[Editorial] 100 Days of the Yellow Envelope Act: Strict Judgment Is the Way to Reduce Confusion
- Input
- 2026-06-22 19:45:29
- Updated
- 2026-06-22 19:45:29

The core of the Yellow Envelope Act is the expansion of employer status. If a prime contractor is recognized as an employer, a subcontractor union can bargain directly with it. So far, 1,161 subcontractor unions have requested bargaining with 439 prime contractors. Now that the law has been in effect for only 100 days, those numbers could rise further. If companies already facing difficult business conditions are also forced to shoulder bargaining duties with subcontractor unions, their financial strain will deepen.
In the course of rehearing cases at the Central Labor Relations Commission, employer status was recognized in 9 of 13 cases. In other words, more cases have been upheld than disputed cases in which employer status was contested. Beyond the numbers, business groups are growing increasingly concerned that bargaining rights are being granted even to support roles unrelated to production.
The commission also ruled that the 'real employer' of cafeteria workers was the prime contractor. On the 15th, it recognized Hanwha Ocean's employer status in a case filed by a partner company handling meal service and laundry work. With this ruling, workers whose jobs have nothing to do with shipbuilding at Hanwha Ocean can also enter bargaining.

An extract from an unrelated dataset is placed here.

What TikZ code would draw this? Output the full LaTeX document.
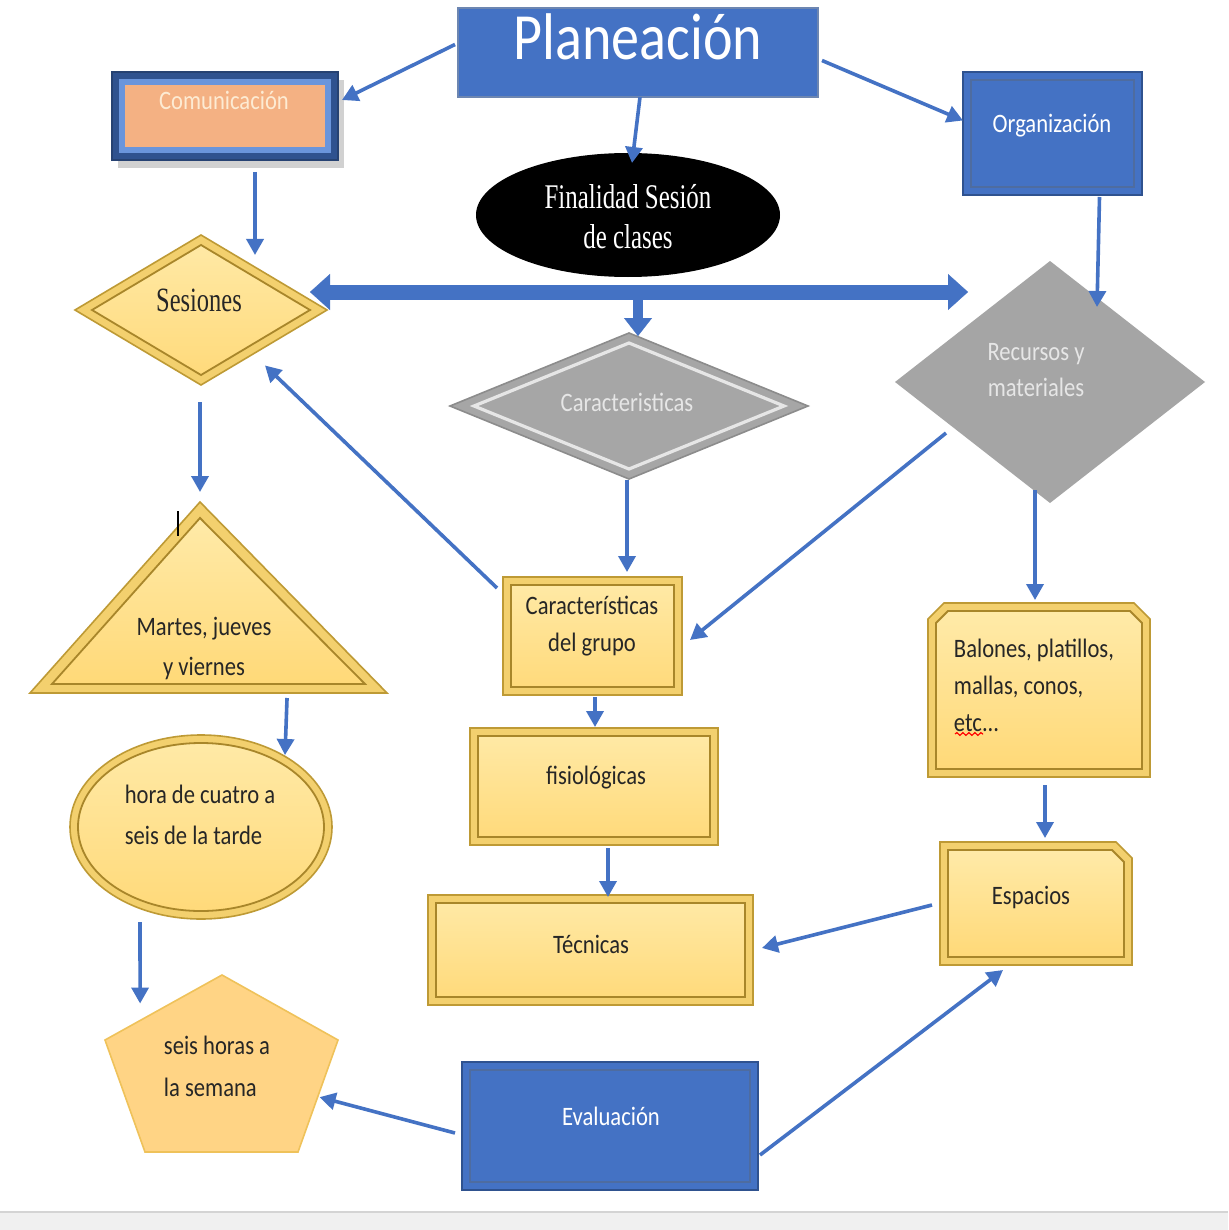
\documentclass[tikz,border=0pt]{standalone}
\usepackage{fontspec}
\newfontfamily\carl{Carlito}[FakeStretch=0.85]
\newfontfamily\serifn{Liberation Serif}[FakeStretch=0.72]
\usetikzlibrary{shapes.geometric,arrows.meta,calc,decorations.pathmorphing}
\definecolor{bluem}{HTML}{4472C4}
\definecolor{bluedk}{HTML}{2F528F}
\definecolor{bluelt}{HTML}{6A95DC}
\definecolor{orng}{HTML}{F4B183}
\definecolor{orngtx}{HTML}{FDEBD3}
\definecolor{gout}{HTML}{F3D06E}
\definecolor{gedge}{HTML}{BE9A35}
\definecolor{gin1}{HTML}{FFEAA8}
\definecolor{gin2}{HTML}{FFD978}
\definecolor{gline}{HTML}{A8862A}
\definecolor{grayd}{HTML}{A6A6A6}
\definecolor{grayl}{HTML}{E6E6E6}
\definecolor{grayr}{HTML}{A5A5A5}
\definecolor{pentf}{HTML}{FFD485}
\definecolor{pente}{HTML}{EFC25A}
\definecolor{txtd}{HTML}{262626}
\definecolor{bandgray}{HTML}{F0F0F0}
\definecolor{bandline}{HTML}{D4D4D4}
\begin{document}
\begin{tikzpicture}[x=0.5pt,y=-0.5pt,
  shp/.style={inner sep=0pt, outer sep=0pt},
  txt/.style={inner sep=0pt, align=center, font=\carl\fontsize{13.3}{18.5}\selectfont, text=txtd},
  txw/.style={txt, text=white},
  goldbox/.style={shp, rectangle, draw=gedge, line width=0.8pt, fill=gout,
    path picture={\draw[gline, line width=0.9pt, top color=gin1, bottom color=gin2]
      ([shift={(4pt,-4pt)}]path picture bounding box.north west) rectangle
      ([shift={(-4pt,4pt)}]path picture bounding box.south east);}},
  goldout/.style={draw=gedge, line width=0.8pt, fill=gout},
  goldin/.style={draw=gline, line width=0.9pt, top color=gin1, bottom color=gin2},
  bluebox/.style={shp, rectangle, draw=bluedk, line width=1pt, fill=bluem,
    path picture={\draw[bluedk!85, line width=0.9pt]
      ([shift={(4pt,-4pt)}]path picture bounding box.north west) rectangle
      ([shift={(-4pt,4pt)}]path picture bounding box.south east);}},
  arr/.style={draw=bluem, line width=1.8pt, arrows={-Triangle[length=8pt,width=8.5pt]}},
  bigarr/.style={draw=bluem, line width=7.5pt, arrows={Triangle[length=10pt,width=18pt,line width=0.1pt]-Triangle[length=10pt,width=18pt,line width=0.1pt]}},
  midarr/.style={draw=bluem, line width=5pt, arrows={-Triangle[length=9pt,width=14pt,line width=0.1pt]}}
]
\useasboundingbox (0,0) rectangle (1228,1230);
\fill[white] (0,0) rectangle (1228,1230);
\fill[bandgray] (0,1212) rectangle (1228,1230);
\draw[bandline, line width=0.8pt] (0,1212) -- (1228,1212);

% ---- top level
\node[shp, rectangle, fill=bluem, draw=bluedk!70, line width=0.6pt, minimum width=180pt, minimum height=44.5pt] (plan) at (638,52.5) {};
\node[txw, font=\carl\fontsize{33}{40}\selectfont] (planT) at (638,37) {Planeación};

\fill[black!18] (118,80) rectangle (344,168);
\node[shp, rectangle, fill=bluedk, draw=bluedk!80!black, line width=0.8pt, minimum width=113pt, minimum height=44pt,
  path picture={\fill[bluelt] ([shift={(3.5pt,-3.5pt)}]path picture bounding box.north west) rectangle ([shift={(-3.5pt,3.5pt)}]path picture bounding box.south east);
  \fill[orng] ([shift={(6.5pt,-6.5pt)}]path picture bounding box.north west) rectangle ([shift={(-6.5pt,6.5pt)}]path picture bounding box.south east);}] (comm) at (225,116) {};
\node[txt, text=orngtx] (commT) at (224,100) {Comunicación};

\node[bluebox, minimum width=89.5pt, minimum height=61.5pt] (org) at (1052.5,133.5) {};
\node[txw] (orgT) at (1052,126) {Organización};

\node[shp, ellipse, fill=black, minimum width=152pt, minimum height=62pt] (fin) at (628,215) {};
\node[inner sep=0pt, align=center, text=white, font=\serifn\fontsize{17.3}{20}\selectfont] (finT) at (628,217) {Finalidad Sesión\\de clases};

% ---- diamonds
\node[shp, diamond, draw=gedge, line width=0.8pt, fill=gout, minimum width=126pt, minimum height=75pt,
  path picture={\draw[gline, line width=0.9pt, top color=gin1, bottom color=gin2]
   ([yshift=-5pt]path picture bounding box.north) -- ([xshift=-8.5pt]path picture bounding box.east) --
   ([yshift=5pt]path picture bounding box.south) -- ([xshift=8.5pt]path picture bounding box.west) -- cycle;}] (ses) at (201,310) {};
\node[inner sep=0pt, text=txtd, font=\serifn\fontsize{17}{20}\selectfont] (sesT) at (199,300) {Sesiones};

\node[shp, diamond, draw=black!45, line width=0.8pt, fill=grayd, minimum width=179pt, minimum height=73pt,
  path picture={\draw[grayl, line width=1.6pt]
   ([yshift=-5pt]path picture bounding box.north) -- ([xshift=-12pt]path picture bounding box.east) --
   ([yshift=5pt]path picture bounding box.south) -- ([xshift=12pt]path picture bounding box.west) -- cycle;}] (car) at (629,406) {};
\node[txt, text=grayl] (carT) at (627,402) {Caracteristicas};

\node[shp, diamond, fill=grayr, minimum width=155pt, minimum height=121pt] (rec) at (1050,382) {};
\node[txt, text=grayl, font=\carl\fontsize{13.3}{18}\selectfont] (recT) at (1036,370) {Recursos y\\materiales};

% ---- left column
\coordinate (triT) at (200,502);
\coordinate (triL) at (30,693);
\coordinate (triR) at (387,693);
\filldraw[goldout] (triL) -- (triT) -- (triR) -- cycle;
\draw[goldin] (52,684) -- (200,518) -- (365,684) -- cycle;
\node[txt] (triX) at (204,648) {Martes, jueves\\[1.5pt]y viernes};
\draw[black, line width=0.7pt] (178,511) -- (178,536);

\node[shp, ellipse, draw=gedge, line width=0.8pt, fill=gout, minimum width=131pt, minimum height=92pt,
  path picture={\draw[gline, line width=0.9pt, top color=gin1, bottom color=gin2] (path picture bounding box.center) ellipse [x radius=61.5pt, y radius=42pt];}] (hora) at (201,827) {};
\node[txt, align=left] (horaT) at (200,815) {hora de cuatro a\\[2pt]seis de la tarde};

\coordinate (pT) at (222,975);
\coordinate (pR) at (338,1040);
\coordinate (pBR) at (298,1152);
\coordinate (pBL) at (145,1152);
\coordinate (pL) at (105,1040);
\filldraw[fill=pentf, draw=pente, line width=0.8pt] (pT) -- (pR) -- (pBR) -- (pBL) -- (pL) -- cycle;
\node[txt, align=left] (pentT) at (217,1066) {seis horas a\\[2.5pt]la semana};

% ---- middle column
\node[goldbox, minimum width=89.5pt, minimum height=59pt] (cdg) at (592.5,636) {};
\node[txt] (cdgT) at (592,626) {Características\\del grupo};
\node[goldbox, minimum width=124pt, minimum height=58.5pt] (fis) at (594,786.5) {};
\node[txt] (fisT) at (596,778) {fisiológicas};
\node[goldbox, minimum width=162.5pt, minimum height=55pt] (tec) at (590.5,950) {};
\node[txt] (tecT) at (591,944) {Técnicas};
\node[bluebox, minimum width=148pt, minimum height=64pt] (eva) at (610,1126) {};
\node[txw] (evaT) at (611,1116) {Evaluación};

% ---- right column (snipped boxes)
\node[shp, rectangle, minimum width=111pt, minimum height=87pt] (bal) at (1039,690) {};
\filldraw[goldout] ($(bal.north west)+(0,16)$) -- ($(bal.north west)+(16,0)$) -- ($(bal.north east)+(-16,0)$) -- ($(bal.north east)+(0,16)$) -- (bal.south east) -- (bal.south west) -- cycle;
\draw[goldin] ($(bal.north west)+(8,20)$) -- ($(bal.north west)+(20,8)$) -- ($(bal.north east)+(-20,8)$) -- ($(bal.north east)+(-8,20)$) -- ($(bal.south east)+(-8,-8)$) -- ($(bal.south west)+(8,-8)$) -- cycle;
\node[txt, align=left] (balT) at (1034,685) {Balones, platillos,\\mallas, conos,\\etc...};
\draw[red, line width=0.6pt, decorate, decoration={snake, amplitude=0.7pt, segment length=3pt}] (955,734) -- (983,734);

\node[shp, rectangle, minimum width=96pt, minimum height=61.5pt] (esp) at (1036,903.5) {};
\filldraw[goldout] (esp.north west) -- ($(esp.north east)+(-16,0)$) -- ($(esp.north east)+(0,16)$) -- (esp.south east) -- (esp.south west) -- cycle;
\draw[goldin] ($(esp.north west)+(8,8)$) -- ($(esp.north east)+(-20,8)$) -- ($(esp.north east)+(-8,20)$) -- ($(esp.south east)+(-8,-8)$) -- ($(esp.south west)+(8,-8)$) -- cycle;
\node[txt] (espT) at (1031,897) {Espacios};

% ---- connectors
\draw[arr] ($(plan.west)+(-3,-8)$) -- ($(comm.east)+(4,-16)$);
\draw[arr] ($(plan.east)+(4,8)$) -- ($(org.west)+(0,-13)$);
\draw[arr] ($(plan.south)+(2,0)$) -- ($(fin.north)+(4,10)$);
\draw[arr] ($(comm.south)+(30,12)$) -- ($(ses.north)+(54,20)$);
\draw[arr] ($(org.south)+(47,2)$) -- ($(rec.north)+(47,46)$);
\draw[bigarr] ($(ses.east)+(-17,-18)$) -- ($(rec.west)+(73,-90)$);
\coordinate (jn) at (638,298);
\draw[midarr] (jn) -- ($(car.north)+(9,3)$);
\draw[arr] ($(ses.south)+(-1,17)$) -- ($(triT)+(0,-10)$);
\draw[arr] ($(cdg.north west)+(-6,11)$) -- ($(ses.south)!0.5!(ses.east)+(1,18)$);
\draw[arr] ($(car.south)+(-2,1)$) -- ($(cdg.north)+(34.5,-5)$);
\draw[arr] ($(rec.south)!0.5!(rec.west)+(-26.5,-9.5)$) -- ($(cdg.east)+(8,4)$);
\draw[arr] ($(rec.south)+(-15,-13)$) -- ($(bal.north)+(-4,-3)$);
\draw[arr] ($(triL)!0.72!(triR)+(0,5)$) -- ($(hora.north)+(84,20)$);
\draw[arr] ($(hora.south)+(-61,3)$) -- ($(pT)!0.7!(pL)+(0,-17)$);
\draw[arr] ($(cdg.south)+(2.5,2)$) -- ($(fis.north)+(1,-1)$);
\draw[arr] ($(fis.south)+(14,3)$) -- ($(tec.north)+(17.5,2)$);
\draw[arr] ($(bal.south)+(6,8)$) -- ($(esp.north)+(9,-4)$);
\draw[arr] ($(esp.west)+(-8,1.5)$) -- ($(tec.east)+(9,-2)$);
\draw[arr] ($(eva.west)+(-7,7)$) -- ($(pR)!0.51!(pBR)+(2,0)$);
\draw[arr] ($(eva.east)+(2,29)$) -- ($(esp.south)+(-33,5)$);
\end{tikzpicture}
\end{document}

The problem is that if the Hanwha Ocean case becomes a precedent, it could spread to other companies as well. Demands to recognize employer status in sectors unrelated to production, such as cleaning, commuter buses, and landscaping, are likely to increase, and more cases will be brought before the commission. If companies or unions reject the commission's decisions, they will have to seek resolution through the courts, which could trigger a flood of lawsuits.
Business leaders are frustrated that MOEL's interpretive guidelines for the Yellow Envelope Act cite factory cafeterias as a representative example of something that does not amount to a prime contractor's structural control, yet the commission has issued a contrary decision. Of course, each company has its own circumstances, but the commission can be seen as leaning toward rulings favorable to subcontractor unions.
Even so, the government's assessment of the first 100 days is positive. It says the feared wave of indiscriminate split bargaining demands has not materialized. Views on the same issue can differ. But this assessment may also be criticized as reflecting the labor side's perspective. The government must stand between companies and unions and maintain balance. It must not become a government biased toward unions.
Now that the Yellow Envelope Act has been implemented, the best outcome would be for labor and management to resolve disputes through voluntary agreement. Issues that cannot be settled that way must be left to the Central Labor Relations Commission and the courts, but the social costs are far from small. MOEL must interpret the purpose of the law accurately and issue clear guidelines, and the commission must follow them to avoid policy contradictions. Now that the law has been in force for 100 days, it is necessary to watch how implementation unfolds. If loopholes in the law are exposed, revisions should be made quickly.
The purpose of the Yellow Envelope Act is mutual growth between labor and management. Its goal is to improve the rights and interests of subcontractor unions that have not been properly protected. However, it is difficult for prime contractors to bargain with and take responsibility for unions that have nothing to do with production. When regulations are ambiguous, applying them narrowly is the way to comply with the law. Overly broad application creates legal problems.